Try starting each day with a welcome song. This can be great to settle everyone down and get them into the right frame of mind for the day ahead. The right song could become something of a class anthem!
You can use ‘signal’ songs to change the mood for different parts of a lesson, or to focus everyone after playtime or inject some energy on a Friday afternoon!
Keep up that energy in topic work by putting on a classroom musical: The Victorians, 1066, The Vikings… your kids will love the singing and acting and will be learning facts without even realizing it!
Try to make music a part of each day – singing together has been shown to have so many advantages from improving reading skills and self-esteem to enhancing social bonds and encouraging good behaviour. Keep it up for a year and just imagine the benefits you could see!
Of course, organisation is the key to making sure your first day back is a stroll in the park and not a walk on the wild side, so check out our Song Calendar website where you’ll find loads of great song ideas for all the important days and events throughout your school year.

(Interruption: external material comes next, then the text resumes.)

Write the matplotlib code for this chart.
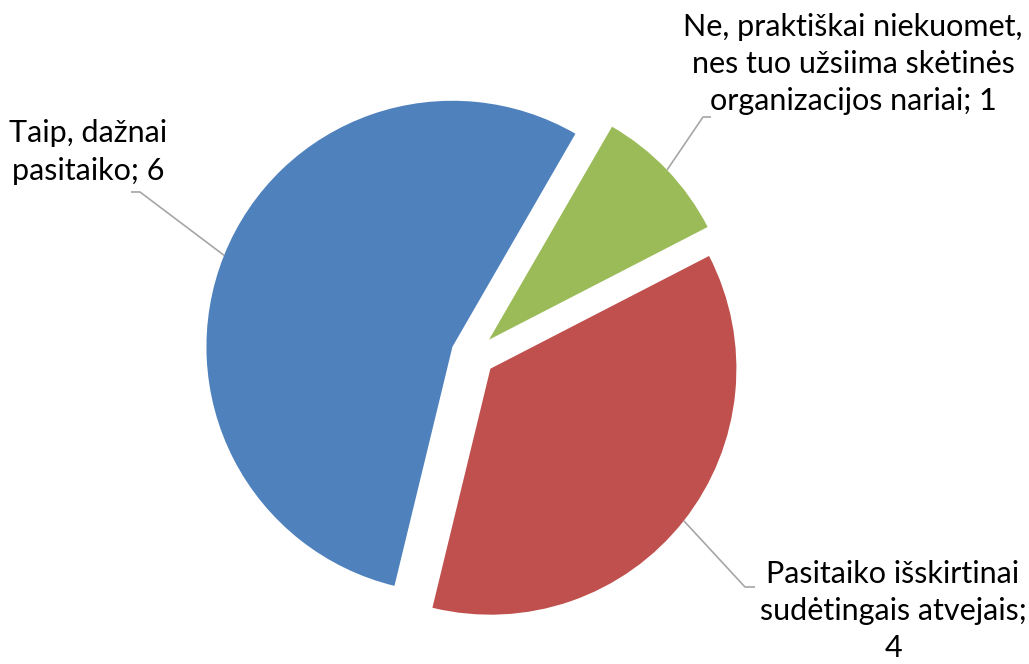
import numpy as np
import matplotlib
matplotlib.use("Agg")
import matplotlib.pyplot as plt

# answers and counts, in the order the slices are drawn
categories = [
    "Taip, dažnai\npasitaiko",
    "Pasitaiko išskirtinai\nsudėtingais atvejais",
    "Ne, praktiškai niekuomet,\nnes tuo užsiima skėtinės\norganizacijos nariai",
]
counts = [6, 4, 1]
value_seps = ["; ", ";\n", "; "]
colors = ["#4F81BD", "#C0504D", "#9BBB59"]

W, H = 1029, 664
R_PX = 246.0             # pie radius in pixels
CX, CY = 473.0, 355.0    # pie centre in pixels (from top-left)


def px(x, y):
    """pixel position (top-left origin) -> data units (radius 1 pie)"""
    return (x - CX) / R_PX, (CY - y) / R_PX


# label centre and leader elbow/end, in pixels
label_pos = [(88, 152), (893, 611), (853, 64)]
leader_elbow = [(140, 192), (745, 587), (703, 117)]
leader_end = [(131, 192), (755, 587), (711, 117)]

plt.rcParams["font.family"] = ["Lato", "DejaVu Sans"]
fig = plt.figure(figsize=(W / 100, H / 100), dpi=100)
ax = fig.add_axes([0, 0, 1, 1])

wedges, _ = ax.pie(counts, colors=colors, startangle=60, counterclock=True,
                   explode=[0.09] * len(counts), radius=1.0,
                   wedgeprops=dict(linewidth=0))

for w, name, n, sep, lp, el, end in zip(wedges, categories, counts, value_seps,
                                        label_pos, leader_elbow, leader_end):
    mid = np.deg2rad((w.theta1 + w.theta2) / 2)
    ax0 = w.center[0] + w.r * np.cos(mid)
    ay0 = w.center[1] + w.r * np.sin(mid)
    ex, ey = px(*el)
    fx, fy = px(*end)
    ax.plot([ax0, ex, fx], [ay0, ey, fy], color="#A6A6A6", lw=1.2,
            solid_capstyle="butt")
    tx, ty = px(*lp)
    ax.text(tx, ty, f"{name}{sep}{n}", ha="center", va="center",
            fontsize=22, linespacing=1.4, color="#000000")

ax.set_xlim(-CX / R_PX, (W - CX) / R_PX)
ax.set_ylim(-(H - CY) / R_PX, CY / R_PX)
ax.set_aspect("equal", adjustable="box")
ax.axis("off")
fig.savefig("out.png", dpi=100)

Finally, if there are times when things seem to be getting on top of you, spare a thought for Durga Kami, the 68-year-old Nepalese grandfather who, after poverty prevented him from finishing school when he was young, has decided to return to complete his education! According to the BBC, Kami said he wanted to study until his death, adding that he hoped it would encourage others to ignore the obstacle of age – definitely not didaskaleinophobic!!